教育権訴訟
憲法26条2項では、保護する子女に普通教育を受けさせる義務を規定しています。憲法を元に学校教育法16条では、保護者に9年の普通教育を受けさせる義務を規定しています。そして、17条で小学校・中学校などの9年間の就学義務を規定しています。では、普通教育の就学義務を負う「保護者」とは誰のことを言うのでしょうか。婚姻している夫婦であれば、問題はありません。学校教育法16条では、その規定する「保護者」については、「子に対して親権を行う者」としています。そして、婚姻している夫婦については、父母の親権に服し(民法818条1項)、父母が共同して親権を行うためです(3項)。しかし、離婚などで父親と母親が分かれてしまった場合はどうでしょうか。親権と監護権が一方の親にある場合には、当該親が親権を行う者であるため、問題とはなりません。問題となるのは、親権者と監護権者が分かれてしまった場合です。この場合には、子どもは監護権者の元で生活こそしているのですが、最終的な親権は、他方の親にあることになります。先の学校教育法16条に従うと「保護者」は、「子に対して親権を行う者」とされていますので親権者と読むのが通常の読み方と思われます。

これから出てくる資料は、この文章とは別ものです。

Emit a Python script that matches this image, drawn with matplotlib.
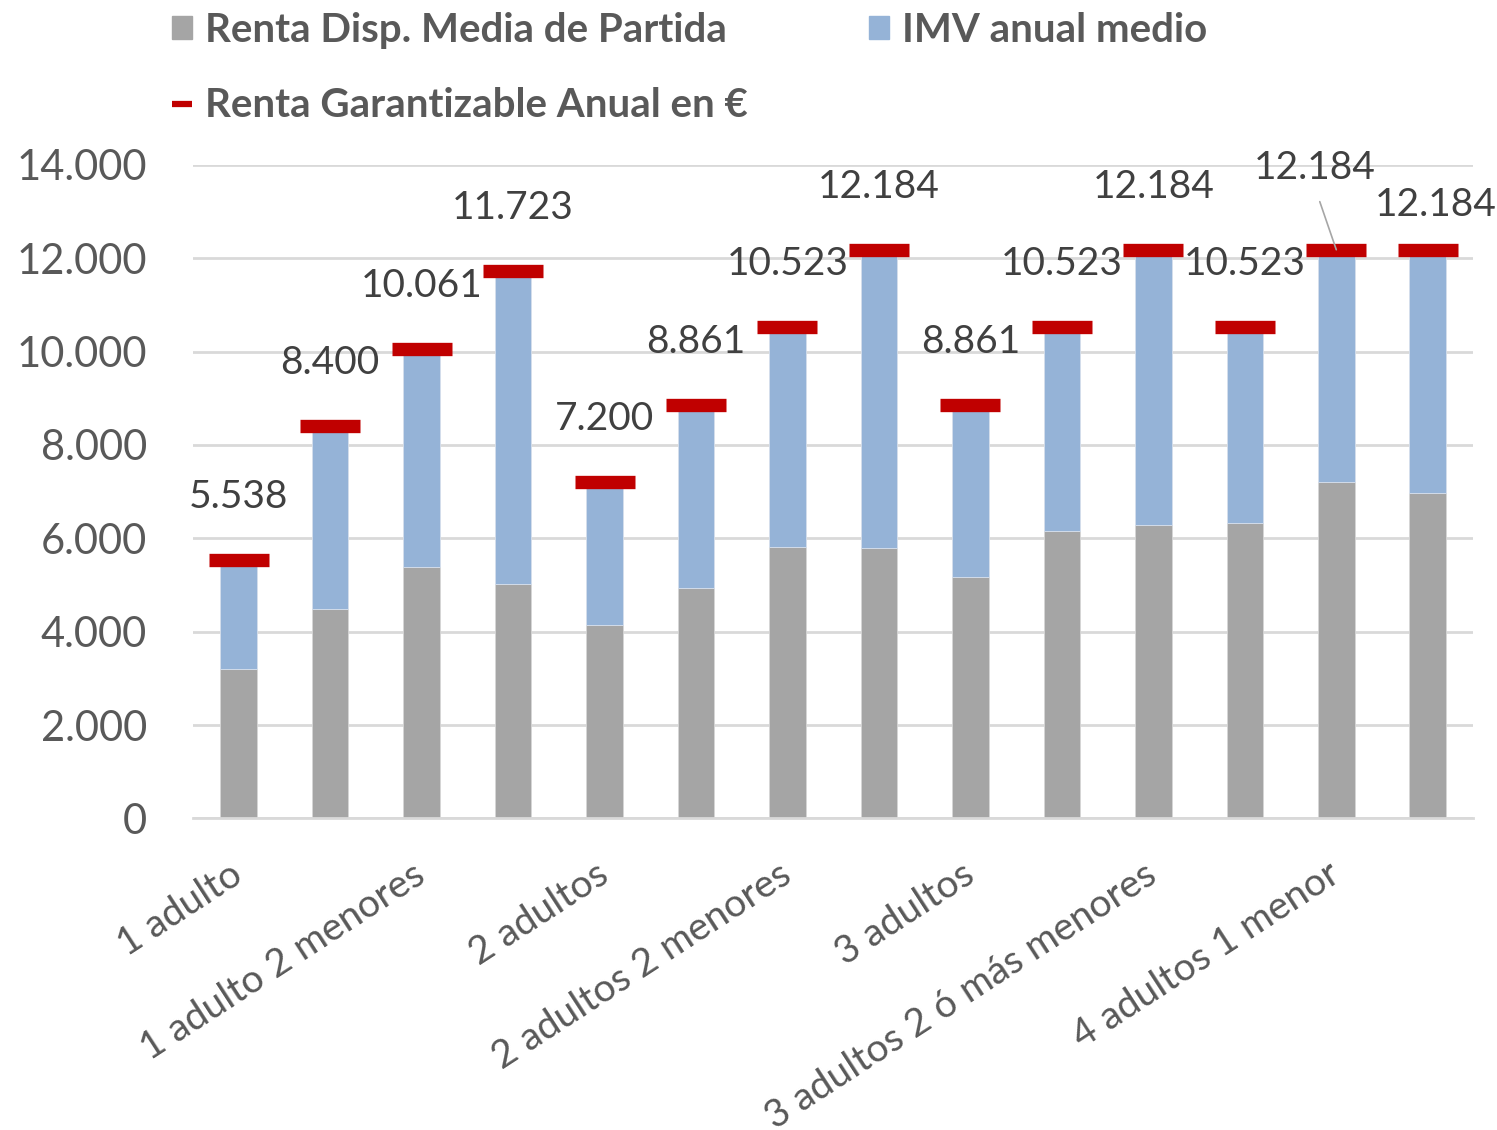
import matplotlib
matplotlib.use('Agg')
from matplotlib import pyplot as plt
from matplotlib.patches import Patch
from matplotlib.lines import Line2D
from matplotlib.ticker import FuncFormatter
import numpy as np

plt.rcParams['font.family'] = ['Lato', 'DejaVu Sans']

hogares = ['1 adulto', '1 adulto 1 menor', '1 adulto 2 menores', '1 adulto 3 ó más menores',
           '2 adultos', '2 adultos 1 menor', '2 adultos 2 menores', '2 adultos 3 ó más menores',
           '3 adultos', '3 adultos 1 menor', '3 adultos 2 ó más menores', '4 adultos',
           '4 adultos 1 menor', 'Otros']
renta_disp = [3210, 4480, 5380, 5020, 4140, 4930, 5810, 5800, 5170, 6150, 6280, 6320, 7210, 6970]
imv_medio = [2330, 3920, 4680, 6700, 3060, 3930, 4710, 6380, 3690, 4370, 5900, 4200, 4970, 5210]
renta_garant = [5538, 8400, 10061, 11723, 7200, 8861, 10523, 12184, 8861, 10523, 12184, 10523, 12184, 12184]

gris = '#a5a5a5'
azul = '#95b3d7'
rojo = '#c00000'
texto = '#595959'


def miles(v, pos=None):
    return f'{v:,.0f}'.replace(',', '.')


fig = plt.figure(figsize=(14.97, 11.3), dpi=100)
ax = fig.add_axes([0.1289, 0.2758, 0.8554, 0.5782])

x = np.arange(len(hogares))
ax.bar(x, renta_disp, width=0.4, color=gris, edgecolor='#d6d6d6', linewidth=0.6, zorder=2)
ax.bar(x, imv_medio, width=0.4, bottom=renta_disp, color=azul, edgecolor='#d6dfec',
       linewidth=0.6, zorder=2)
ax.plot(x, renta_garant, linestyle='none', marker='_', markersize=43, markeredgewidth=9.6,
        color=rojo, zorder=3)

# etiquetas de datos (las dos últimas movidas a mano como en el original)
for i, v in enumerate(renta_garant):
    dx, dy = 0, 52
    arrow = None
    if i == 12:
        dx, dy = -22, 71
        arrow = dict(arrowstyle='-', color='#a6a6a6', lw=1.2, relpos=(0.5, 0.0),
                     shrinkA=10, shrinkB=0)
    elif i == 13:
        dx, dy = 8, 34
    ax.annotate(miles(v), xy=(i, v), xytext=(dx, dy), textcoords='offset pixels',
                ha='center', va='baseline', fontsize=28, color='#404040',
                arrowprops=arrow, zorder=4)

ax.set_xlim(-0.5, len(hogares) - 0.5)
ax.set_ylim(0, 14000)
ax.set_yticks(np.arange(0, 14001, 2000))
ax.yaxis.set_major_formatter(FuncFormatter(miles))
ax.set_xticks(x)
ax.set_xticklabels([h if i % 2 == 0 else '' for i, h in enumerate(hogares)],
                   rotation=33, ha='right', va='center', rotation_mode='anchor')

ax.grid(axis='y', color='#d9d9d9', linewidth=2, zorder=0)
ax.set_axisbelow(True)
for s in ['top', 'right', 'left']:
    ax.spines[s].set_visible(False)
ax.spines['bottom'].set_color('#d9d9d9')
ax.spines['bottom'].set_linewidth(2)
ax.tick_params(axis='y', length=0, pad=33, labelsize=30, labelcolor=texto)
ax.tick_params(axis='x', length=0, pad=38, labelsize=28, labelcolor=texto)

handles = [Patch(color=gris), Line2D([], [], color=rojo, lw=4.5, solid_capstyle='butt'),
           Patch(color=azul)]
labels = ['Renta Disp. Media de Partida', 'Renta Garantizable Anual en €', 'IMV anual medio']
leg = fig.legend(handles, labels, loc='upper left', bbox_to_anchor=(172 / 1497, 1 - 12 / 1130),
                 ncol=2, frameon=False, borderpad=0, borderaxespad=0, handlelength=0.5,
                 handleheight=0.5, handletextpad=0.33, columnspacing=3.0, labelspacing=0.95,
                 prop={'size': 29, 'weight': 'bold'})
for t in leg.get_texts():
    t.set_color(texto)

plt.savefig('out.png', dpi=100)
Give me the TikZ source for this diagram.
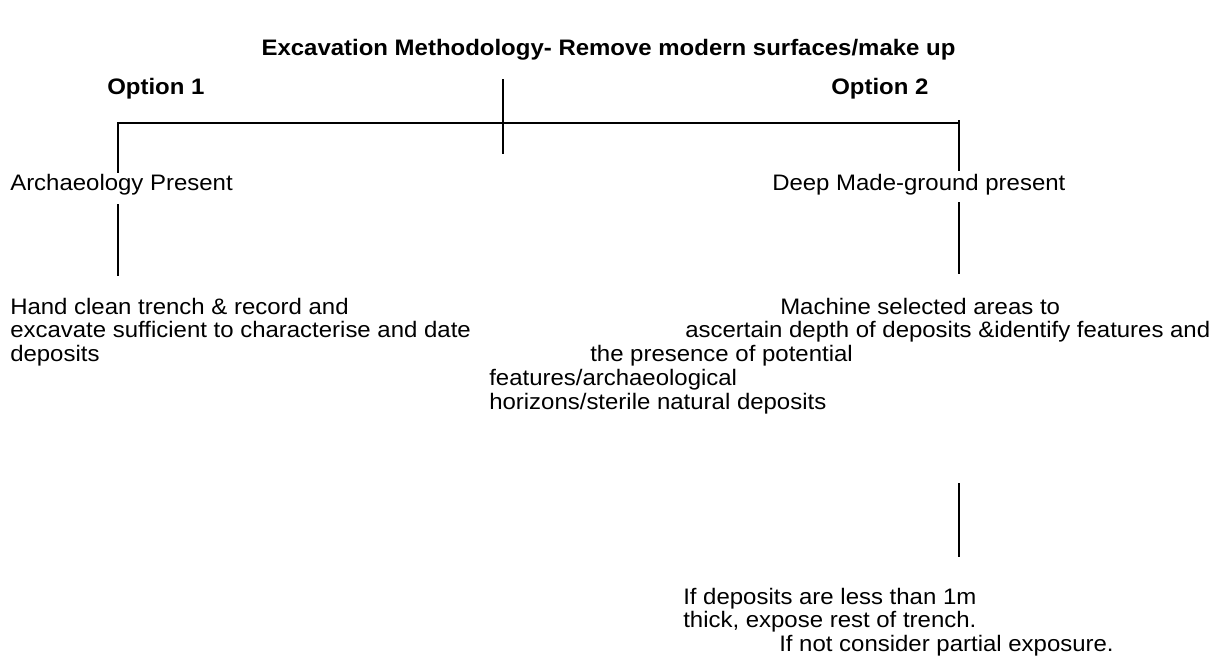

しかし、学校教育法施行令では、1条で学齢簿を住民基本台帳に基づいて編製するとし、児童の入学通知(就学通知)を学齢簿に基づいてするとしています(5条)。
ある事例をご紹介いたします。親権者と監護権者が分かれてしまった子供に対する就学通知が住民基本台帳に基づいて監護権者になされました。この場合、親権者はあらかじめ親権者と監護権者が分かれることを就学通知発送及び学齢簿編製をする教育委員会に通知していました。しかし、親権者に対してなされず、学校行事への参加機会や保護者としての扱いを受けることができず、学校でもその子の「親」として扱われませんでした。そこで、学校教育法及び施行令の当該条文で規定する「保護者」に親権者として該当することの確認訴訟を起こしました(保護者の地位等確認訴訟)。
教育委員会側は、本件事件が行政事件訴訟法4条の確認訴訟であるため、既にその子が学校に通学していることや保護者として扱われないことで不利益が生じる場合がないとして確認の利益がないと主張し、「保護者」をどう解釈すべきかという本論については議論しませんでした。親権者としては、現在は監護権者が通学させているとしても病気や事故などが起きた場合・いじめなどで子供が過酷な状況におかれた場合などの転校や学校へ配慮を求めることができるのはまさに最終決定権を持つ親権者であるが、今確認しておかないと何か起きてからでは遅いと主張しました。この訴訟については、地方裁判所、好悪当裁判所、最高裁判所と争いましたが、結局は、「保護者」についての解釈を示すことなく、確認の利益がないと訴訟要件の判断だけをして終わってしまいました。
しかし、学校教育法16条で規定する「保護者(子に対して親権を行使する者・・・・)」と学校教育法施行令の構造の間の不整合については未だ解決されておらず、今後の法的解釈が示されることが期待される分野です。